15 December 2025

If You Quit Social Media, Will You Read More Books?

Jay Caspian Kang’s

Here’s a thought many of us have these days: if only we weren’t on our damn phones all the time, we would surely unlock a better self—one that went on hikes and talked more with our children and felt less rank jealousy about other people’s successes. It’s a nice idea; once a day, at least, I wonder what my life would be like if I smashed my phone into bits and never contacted AppleCare. Would I become a scratch golfer or one of those fathers who does thousand-piece puzzles with his children? Would I direct ambitious films that capture the Zeitgeist? Would I at least read more difficult novels?

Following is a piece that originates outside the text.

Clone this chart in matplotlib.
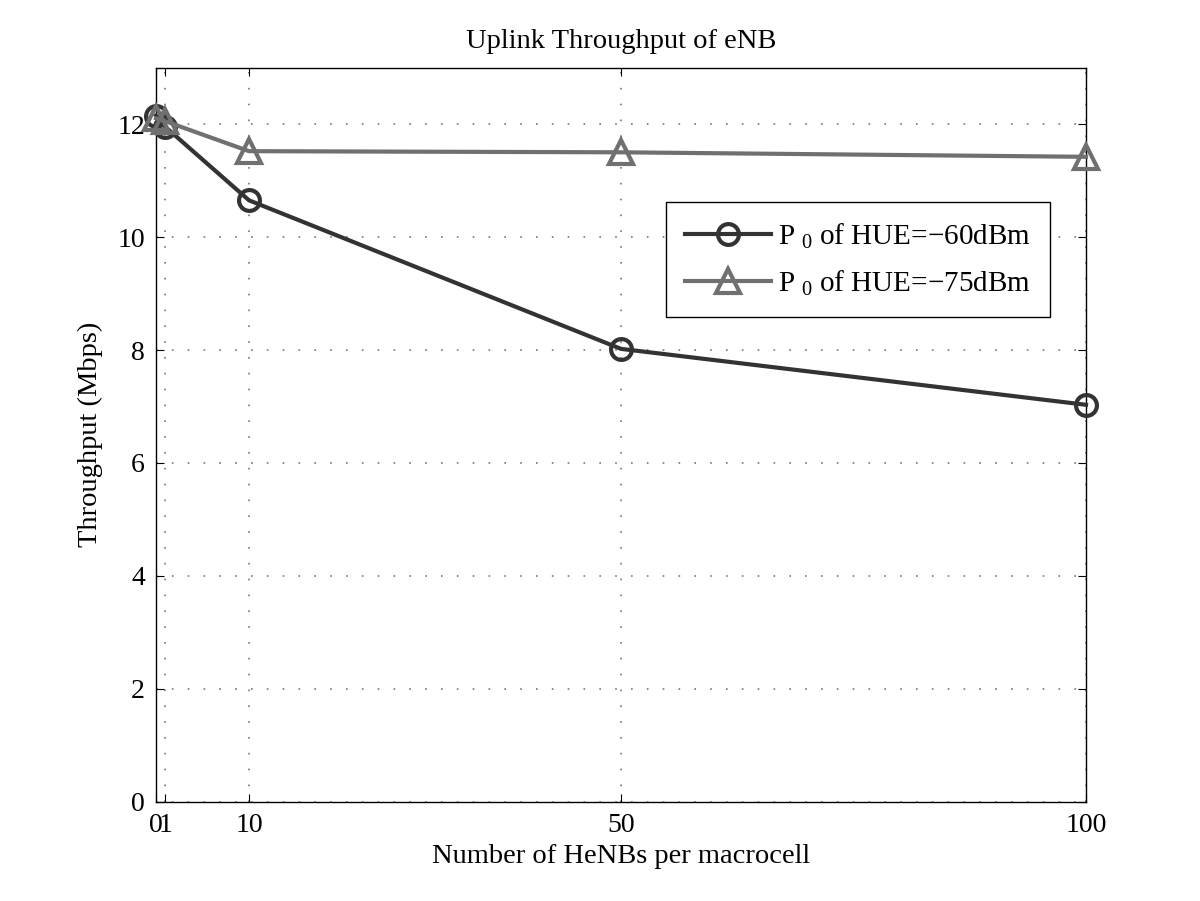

The unrest about smartphones and social-media addiction has been growing for years and shows no signs of abating. I have felt the panic myself, and so, this past July, with a book deadline looming, I got off of social media. The break started with X, which was my biggest problem, but, by the end of August or so, Instagram, TikTok, and pretty much anything that allowed me to argue with strangers had been deleted from my phone. Before this, I was spending roughly ten hours a day looking at my phone or sitting at my desktop computer. I didn’t need that number to come down, but, when I checked my weekly status report, I wanted all the brightly colored little bars that track the number of hours I’d spent on time-wasting apps to be relocated to the word-processing app that I use to write my books.